Generally, because it is not contradicted that defendant backed up and struck Matyas' stopped vehicle, plaintiffs established prima facie entitlement to summary judgment on the issue of liability (see Vehicle and Traffic Law § 1211[a] ; Portalatin v. City of New York, 165 A.D.3d 1302, 1303, 87 N.Y.S.3d 73 [2018] ; Ortiz v. Calavera, 26 A.D.3d 319, 319, 810 N.Y.S.2d 479 [2006] ; Weather v. North Am. Recycling Corp., 255 A.D.2d 666, 666–667, 679 N.Y.S.2d 213 [1998] ). However, "the emergency doctrine serves to relieve a defendant of liability if he or she was faced with an emergency situation not of his or her own making and responded in a manner that was reasonable and prudent in the emergency context" ( Foster v. Kelly, 119 A.D.3d 1250, 1251, 990 N.Y.S.2d 693 [2014] [internal quotation marks and citations omitted] ). Whether defendant was presented with an emergency is generally a question of fact (see Cancellaro v. Shults, 68 A.D.3d 1234, 1236, 890 N.Y.S.2d 677 [2009], lv denied 14 N.Y.3d 706, 899 N.Y.S.2d 754, 926 N.E.2d 259 [2010] ). Even if, as plaintiffs argue, defendant's recollection of the speed and distance of the third vehicle was not credible, "[t]he court may not weigh the credibility of the affiants on a motion for summary judgment unless it clearly appears that the issues are not genuine, but feigned" ( Glick & Dolleck v. Tri–Pac Export Corp., 22 N.Y.2d 439, 441, 293 N.Y.S.2d 93, 239 N.E.2d 725 [1968] ; see Garcia v. Stewart, 120 A.D.3d 1298, 1299, 993 N.Y.S.2d 90 [2014] ).

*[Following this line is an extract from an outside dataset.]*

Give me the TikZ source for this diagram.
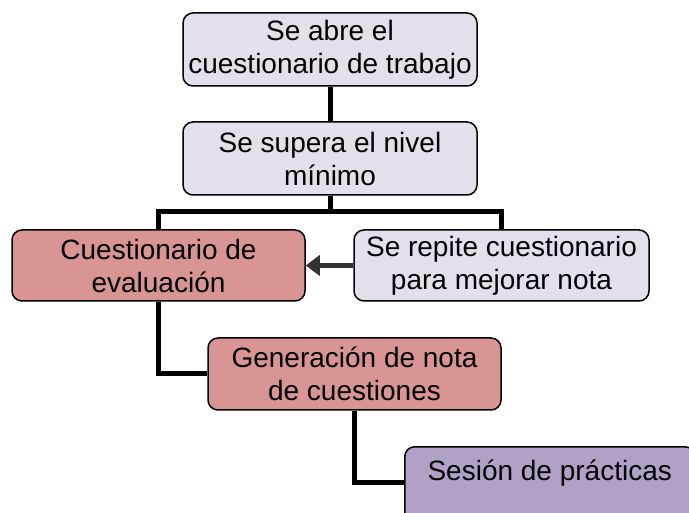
\documentclass[tikz,border=0pt]{standalone}
\usepackage{fontspec}
\setmainfont{Liberation Sans}
\usetikzlibrary{arrows.meta}
\definecolor{lav}{HTML}{E5DFEC}
\definecolor{rosa}{HTML}{D99594}
\definecolor{morado}{HTML}{B2A1C7}
\definecolor{flecha}{HTML}{333333}
\tikzset{
  caja/.style={draw=black, line width=1.5pt, rounded corners=10pt, align=center,
    font=\fontsize{28}{33}\selectfont, inner sep=0pt, text=black},
  conector/.style={line width=5pt, draw=black},
}
\begin{document}
\begin{tikzpicture}[x=1pt,y=-1pt]
\clip (0,0) rectangle (689,513);
\fill[white] (0,0) rectangle (689,513);
\node[caja, fill=lav, minimum width=294pt, minimum height=73pt] (b1) at (330,49.5) {Se abre el\\cuestionario de trabajo};
\node[caja, fill=lav, minimum width=294pt, minimum height=73pt] (b2) at (330,158.5) {Se supera el nivel\\mínimo};
\node[caja, fill=rosa, minimum width=293pt, minimum height=71pt] (b3) at (158.5,265.5) {Cuestionario de\\evaluación};
\node[caja, fill=lav, minimum width=295pt, minimum height=71pt] (b4) at (501.5,265.5) {Se repite cuestionario\\para mejorar nota};
\node[caja, fill=rosa, minimum width=293pt, minimum height=72pt] (b5) at (354.5,374) {Generación de nota\\de cuestiones};
\node[caja, fill=morado, minimum width=290pt, text height=34pt, text depth=54pt, anchor=north west] (b6) at (404,446) {Sesión de prácticas};
\coordinate (j) at (330,212);
\draw[conector] (b1.south) -- (b2.north);
\draw[conector] (b2.south) -- (j);
\draw[conector] (b3.north) |- (j) -| (b4.north);
\draw[conector] (b3.south) |- (b5.west);
\draw[conector] (b5.south) |- ([yshift=8pt]b6.west);
\draw[line width=5pt, draw=flecha, -{Triangle[length=14pt,width=20pt]}] (b4.west) -- (b3.east);
\end{tikzpicture}
\end{document}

Defendant, who was not an expert, testified as to his recollection of an accident that happened nearly five years earlier. Both defendant and his passenger recalled unequivocally that a third vehicle approached at a high rate of speed and that it was necessary to quickly move backwards to avoid a collision. We are unable to conclude that the defense was feigned or incredible as a matter of law (see Somersall v. New York Tel. Co., 52 N.Y.2d 157, 158, 436 N.Y.S.2d 858, 418 N.E.2d 373 [1981] ) and find that Supreme Court properly denied plaintiffs' motion.
Egan Jr., J.P., Clark, Mulvey and Devine, JJ., concur.
ORDERED that the order is affirmed, with costs.